» **Exercise goal**
The lines from the top of the material below through the line containing "-0.48, -0.36, -0.30]" are to be printed exactly, with pictures omitted.

» **Dataset excerpt**
* * *

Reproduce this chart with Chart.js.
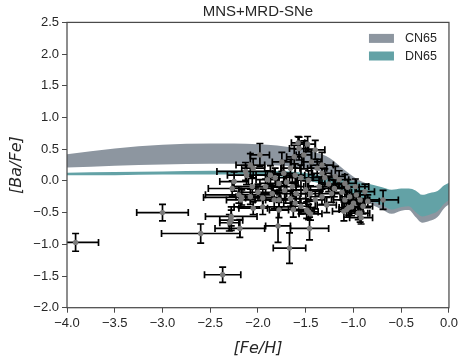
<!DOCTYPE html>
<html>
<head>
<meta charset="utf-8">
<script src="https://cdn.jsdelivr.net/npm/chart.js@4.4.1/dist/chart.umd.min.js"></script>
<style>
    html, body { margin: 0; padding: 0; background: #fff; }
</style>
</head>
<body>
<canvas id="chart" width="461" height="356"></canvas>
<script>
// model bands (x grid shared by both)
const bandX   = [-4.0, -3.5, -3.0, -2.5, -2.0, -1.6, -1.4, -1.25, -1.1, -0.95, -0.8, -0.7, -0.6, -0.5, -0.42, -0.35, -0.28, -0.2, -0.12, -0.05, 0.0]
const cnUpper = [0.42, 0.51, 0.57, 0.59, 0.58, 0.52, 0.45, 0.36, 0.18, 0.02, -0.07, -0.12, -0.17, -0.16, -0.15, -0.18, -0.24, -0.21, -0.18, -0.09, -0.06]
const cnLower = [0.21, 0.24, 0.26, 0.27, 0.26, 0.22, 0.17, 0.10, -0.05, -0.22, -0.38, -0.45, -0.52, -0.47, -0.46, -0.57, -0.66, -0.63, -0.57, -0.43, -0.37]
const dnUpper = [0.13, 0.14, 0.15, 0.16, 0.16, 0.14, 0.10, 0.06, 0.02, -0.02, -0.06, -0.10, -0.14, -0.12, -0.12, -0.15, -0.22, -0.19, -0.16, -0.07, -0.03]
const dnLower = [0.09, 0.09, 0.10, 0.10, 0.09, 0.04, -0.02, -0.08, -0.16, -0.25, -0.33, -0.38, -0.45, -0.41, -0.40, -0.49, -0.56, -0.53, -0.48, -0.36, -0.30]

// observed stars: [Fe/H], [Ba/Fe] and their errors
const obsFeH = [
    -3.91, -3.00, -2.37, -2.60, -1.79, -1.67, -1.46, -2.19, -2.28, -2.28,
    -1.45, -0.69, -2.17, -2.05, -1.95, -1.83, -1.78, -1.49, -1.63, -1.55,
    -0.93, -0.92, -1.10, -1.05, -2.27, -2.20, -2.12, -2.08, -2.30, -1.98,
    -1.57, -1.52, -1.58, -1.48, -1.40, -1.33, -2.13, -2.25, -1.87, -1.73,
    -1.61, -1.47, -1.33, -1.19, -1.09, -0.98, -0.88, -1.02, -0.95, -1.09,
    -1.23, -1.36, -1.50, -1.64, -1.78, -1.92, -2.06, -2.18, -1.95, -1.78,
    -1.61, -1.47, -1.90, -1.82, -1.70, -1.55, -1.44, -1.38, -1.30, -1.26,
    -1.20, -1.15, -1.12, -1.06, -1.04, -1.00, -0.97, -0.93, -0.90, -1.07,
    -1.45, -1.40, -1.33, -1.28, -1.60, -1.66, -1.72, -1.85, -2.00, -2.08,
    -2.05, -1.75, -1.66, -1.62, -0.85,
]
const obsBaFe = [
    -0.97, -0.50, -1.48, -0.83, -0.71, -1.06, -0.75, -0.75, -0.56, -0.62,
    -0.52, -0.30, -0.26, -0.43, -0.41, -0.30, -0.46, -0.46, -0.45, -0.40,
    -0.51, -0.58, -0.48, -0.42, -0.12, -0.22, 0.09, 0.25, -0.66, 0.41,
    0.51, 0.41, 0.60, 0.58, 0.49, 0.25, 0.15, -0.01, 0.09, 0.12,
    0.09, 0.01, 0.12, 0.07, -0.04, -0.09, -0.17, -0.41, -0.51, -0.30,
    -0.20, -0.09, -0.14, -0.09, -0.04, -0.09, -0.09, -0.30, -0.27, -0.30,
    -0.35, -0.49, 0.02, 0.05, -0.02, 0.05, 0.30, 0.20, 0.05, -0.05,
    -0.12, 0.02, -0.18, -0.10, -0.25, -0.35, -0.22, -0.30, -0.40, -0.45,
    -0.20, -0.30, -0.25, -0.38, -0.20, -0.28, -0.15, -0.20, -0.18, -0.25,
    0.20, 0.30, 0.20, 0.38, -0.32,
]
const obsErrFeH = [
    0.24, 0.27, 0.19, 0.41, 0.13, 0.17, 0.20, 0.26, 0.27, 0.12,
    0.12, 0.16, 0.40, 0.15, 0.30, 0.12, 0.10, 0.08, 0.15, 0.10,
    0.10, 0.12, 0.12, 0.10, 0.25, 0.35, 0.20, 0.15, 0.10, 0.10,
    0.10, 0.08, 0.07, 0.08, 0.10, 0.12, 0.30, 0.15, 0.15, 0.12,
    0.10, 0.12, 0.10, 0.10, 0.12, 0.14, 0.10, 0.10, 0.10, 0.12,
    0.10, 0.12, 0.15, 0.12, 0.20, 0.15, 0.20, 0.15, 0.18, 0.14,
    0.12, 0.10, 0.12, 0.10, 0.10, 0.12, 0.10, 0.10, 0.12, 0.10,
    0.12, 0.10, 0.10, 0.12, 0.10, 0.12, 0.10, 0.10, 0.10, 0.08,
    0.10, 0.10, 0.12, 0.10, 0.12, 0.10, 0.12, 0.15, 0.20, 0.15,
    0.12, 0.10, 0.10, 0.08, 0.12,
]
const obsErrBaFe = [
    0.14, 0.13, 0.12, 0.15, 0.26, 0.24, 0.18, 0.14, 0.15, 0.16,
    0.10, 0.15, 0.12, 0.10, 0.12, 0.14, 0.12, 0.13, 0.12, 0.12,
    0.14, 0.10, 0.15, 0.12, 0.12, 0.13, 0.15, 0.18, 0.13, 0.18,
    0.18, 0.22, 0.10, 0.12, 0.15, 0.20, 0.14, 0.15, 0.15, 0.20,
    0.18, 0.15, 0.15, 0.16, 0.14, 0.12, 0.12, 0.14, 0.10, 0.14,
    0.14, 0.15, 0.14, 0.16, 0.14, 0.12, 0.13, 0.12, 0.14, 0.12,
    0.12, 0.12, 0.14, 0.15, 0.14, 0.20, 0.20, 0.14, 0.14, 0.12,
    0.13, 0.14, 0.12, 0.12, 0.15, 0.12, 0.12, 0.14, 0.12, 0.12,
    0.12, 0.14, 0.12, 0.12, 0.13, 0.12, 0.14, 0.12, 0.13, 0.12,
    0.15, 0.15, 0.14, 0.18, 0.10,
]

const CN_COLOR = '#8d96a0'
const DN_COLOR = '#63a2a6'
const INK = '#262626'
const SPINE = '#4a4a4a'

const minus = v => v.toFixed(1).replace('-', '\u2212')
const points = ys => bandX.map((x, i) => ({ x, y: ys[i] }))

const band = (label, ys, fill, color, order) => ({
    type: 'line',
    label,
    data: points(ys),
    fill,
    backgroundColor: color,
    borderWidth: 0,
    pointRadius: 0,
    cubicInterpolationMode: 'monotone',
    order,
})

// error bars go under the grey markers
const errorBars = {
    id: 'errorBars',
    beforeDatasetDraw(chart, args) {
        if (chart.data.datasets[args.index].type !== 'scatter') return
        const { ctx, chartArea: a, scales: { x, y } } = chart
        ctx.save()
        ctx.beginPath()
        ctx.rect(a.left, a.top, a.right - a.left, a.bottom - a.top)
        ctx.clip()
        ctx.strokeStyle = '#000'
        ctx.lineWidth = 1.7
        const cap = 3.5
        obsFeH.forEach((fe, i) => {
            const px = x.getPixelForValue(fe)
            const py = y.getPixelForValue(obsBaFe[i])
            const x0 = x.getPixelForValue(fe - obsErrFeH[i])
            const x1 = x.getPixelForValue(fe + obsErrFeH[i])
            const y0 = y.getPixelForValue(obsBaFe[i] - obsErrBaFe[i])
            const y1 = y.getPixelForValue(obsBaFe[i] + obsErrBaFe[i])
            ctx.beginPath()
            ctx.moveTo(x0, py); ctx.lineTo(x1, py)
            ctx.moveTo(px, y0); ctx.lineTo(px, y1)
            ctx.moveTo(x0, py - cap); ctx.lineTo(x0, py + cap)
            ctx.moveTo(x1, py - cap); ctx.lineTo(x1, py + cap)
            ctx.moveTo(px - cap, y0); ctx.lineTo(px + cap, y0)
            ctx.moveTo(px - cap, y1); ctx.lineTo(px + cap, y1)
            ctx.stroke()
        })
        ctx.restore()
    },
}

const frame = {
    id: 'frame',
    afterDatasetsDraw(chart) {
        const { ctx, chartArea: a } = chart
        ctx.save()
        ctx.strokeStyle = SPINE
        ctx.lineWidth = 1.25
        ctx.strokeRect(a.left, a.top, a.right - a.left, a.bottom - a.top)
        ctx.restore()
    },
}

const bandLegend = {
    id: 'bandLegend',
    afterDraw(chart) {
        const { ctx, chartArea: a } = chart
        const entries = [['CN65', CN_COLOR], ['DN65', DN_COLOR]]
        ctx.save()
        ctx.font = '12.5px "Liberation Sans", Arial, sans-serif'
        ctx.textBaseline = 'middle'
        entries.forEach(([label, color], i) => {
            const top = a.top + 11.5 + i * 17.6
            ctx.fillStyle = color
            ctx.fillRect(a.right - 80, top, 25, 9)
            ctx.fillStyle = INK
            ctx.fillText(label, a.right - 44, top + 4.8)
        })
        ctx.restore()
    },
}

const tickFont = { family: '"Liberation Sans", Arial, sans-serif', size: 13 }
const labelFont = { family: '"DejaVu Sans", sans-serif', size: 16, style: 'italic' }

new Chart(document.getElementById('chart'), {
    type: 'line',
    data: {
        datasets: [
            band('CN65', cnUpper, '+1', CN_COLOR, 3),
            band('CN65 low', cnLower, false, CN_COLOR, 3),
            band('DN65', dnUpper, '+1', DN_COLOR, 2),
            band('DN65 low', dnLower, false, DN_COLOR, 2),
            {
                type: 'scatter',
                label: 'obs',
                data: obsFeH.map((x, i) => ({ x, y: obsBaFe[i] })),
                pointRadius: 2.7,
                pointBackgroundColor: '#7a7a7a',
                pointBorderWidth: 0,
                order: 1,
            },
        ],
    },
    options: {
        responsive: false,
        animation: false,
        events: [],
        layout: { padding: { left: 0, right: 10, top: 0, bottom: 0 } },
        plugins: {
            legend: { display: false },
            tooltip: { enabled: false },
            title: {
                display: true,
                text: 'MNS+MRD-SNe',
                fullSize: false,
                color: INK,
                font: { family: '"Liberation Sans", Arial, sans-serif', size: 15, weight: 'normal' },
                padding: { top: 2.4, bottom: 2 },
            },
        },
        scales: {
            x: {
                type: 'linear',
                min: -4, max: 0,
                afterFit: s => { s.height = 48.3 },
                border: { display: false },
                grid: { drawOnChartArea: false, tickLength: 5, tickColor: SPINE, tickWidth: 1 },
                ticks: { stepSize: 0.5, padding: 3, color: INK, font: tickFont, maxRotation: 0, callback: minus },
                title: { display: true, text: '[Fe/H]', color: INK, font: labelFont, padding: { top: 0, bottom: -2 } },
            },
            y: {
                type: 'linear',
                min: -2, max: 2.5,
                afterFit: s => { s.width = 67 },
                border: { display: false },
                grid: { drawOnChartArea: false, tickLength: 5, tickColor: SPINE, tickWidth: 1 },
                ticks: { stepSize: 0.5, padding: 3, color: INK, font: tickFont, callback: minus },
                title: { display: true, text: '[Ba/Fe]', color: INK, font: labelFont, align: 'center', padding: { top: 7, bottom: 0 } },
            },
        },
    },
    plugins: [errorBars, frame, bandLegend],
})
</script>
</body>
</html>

* * *

» **The output**
Reproduce this chart with Chart.js.
<!DOCTYPE html>
<html>
<head>
<meta charset="utf-8">
<script src="https://cdn.jsdelivr.net/npm/chart.js@4.4.1/dist/chart.umd.min.js"></script>
<style>
    html, body { margin: 0; padding: 0; background: #fff; }
</style>
</head>
<body>
<canvas id="chart" width="461" height="356"></canvas>
<script>
// model bands (x grid shared by both)
const bandX   = [-4.0, -3.5, -3.0, -2.5, -2.0, -1.6, -1.4, -1.25, -1.1, -0.95, -0.8, -0.7, -0.6, -0.5, -0.42, -0.35, -0.28, -0.2, -0.12, -0.05, 0.0]
const cnUpper = [0.42, 0.51, 0.57, 0.59, 0.58, 0.52, 0.45, 0.36, 0.18, 0.02, -0.07, -0.12, -0.17, -0.16, -0.15, -0.18, -0.24, -0.21, -0.18, -0.09, -0.06]
const cnLower = [0.21, 0.24, 0.26, 0.27, 0.26, 0.22, 0.17, 0.10, -0.05, -0.22, -0.38, -0.45, -0.52, -0.47, -0.46, -0.57, -0.66, -0.63, -0.57, -0.43, -0.37]
const dnUpper = [0.13, 0.14, 0.15, 0.16, 0.16, 0.14, 0.10, 0.06, 0.02, -0.02, -0.06, -0.10, -0.14, -0.12, -0.12, -0.15, -0.22, -0.19, -0.16, -0.07, -0.03]
const dnLower = [0.09, 0.09, 0.10, 0.10, 0.09, 0.04, -0.02, -0.08, -0.16, -0.25, -0.33, -0.38, -0.45, -0.41, -0.40, -0.49, -0.56, -0.53, -0.48, -0.36, -0.30]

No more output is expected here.